Most important points:
- Legislation to implement the economic cooperation and trade agreement between Australia and India was passed by parliament this week
- It opens trade doors, such as the negotiated agreement to send WA lobster to Indian hotels
- Once the agreement is in place, other products such as mandarins and lamb could be shipped to new Indian markets
After being signed in April this year, the Australia-India Economic Co-operation and Trade Agreement (ECTA) Implementation Act was passed by the Federal Parliament this week, along with the Australia-UK Free Trade Agreement (Australia-UK FTA).
Commerce Secretary Don Farrell said the trade agreements would take effect “30 days, or such other mutually agreed time, after the respective parties confirm in writing that they have met their domestic requirements.”
Once the trade deal comes into effect, the 30 percent import tariff on live Australian lobster in India will be lifted.

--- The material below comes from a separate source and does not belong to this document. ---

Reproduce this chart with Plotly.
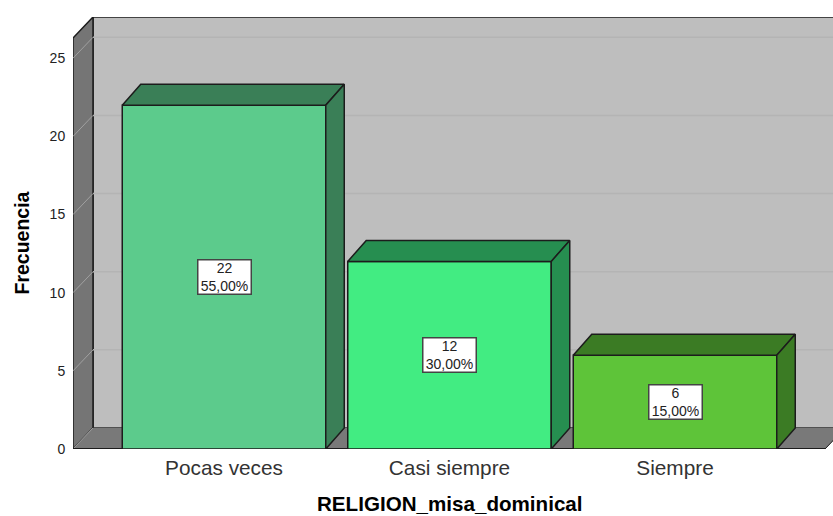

WA’s largest lobster exporter, The Geraldton Fishermen’s Cooperative, will ship a “modest” amount of lobster to upscale restaurants and hotel chains and will work to develop further markets in India.
A 30 percent tariff on frozen lobster products and other seafood such as fish will be phased out in seven years.
It’s good news for the lobster industry, which is struggling with prices after losing its main customer China in 2020.
Interest in oats, citrus and wine
WA Department of Primary Industries and Regional Development investment services manager Susan Hall said India is a small but important market for WA products.
In July this year, more than 110 WA company delegates traveled to four Indian cities for 10 days to build relationships and conduct business matching.
Ms Hall said 200 kilograms of western rock lobster traveled to India with the group, marking the first rock lobster to be imported into India from Australia.
“Trade is a marathon, not a sprint, but we’re already seeing some great commercial results with the rock lobster in particular,” she said.
In addition, there is a possibility of other Australian products being imported to India, says Ms Hall.
“We also see interest in other products such as citrus and oats,” she said.
“We already export a fair volume of oats to India, but if there is capacity in the supply chain… there is quite a lot of interest in products like oat milk.”
Ms Hall said there would also be a reduction in wine tariffs to allow premium wines to be imported into India.
“We would like to see the opportunity for luxury hotels in particular to be able to look at Western Australian wine,” she said.
With an Indian population of about 1 billion, Ms Hall said the proportion of high wealth individuals was about 30 million.
“There are more high net worth individuals in India than there are people in Australia,” she said.
“That creates a huge market for our premium products such as lamb, lobster and wine.”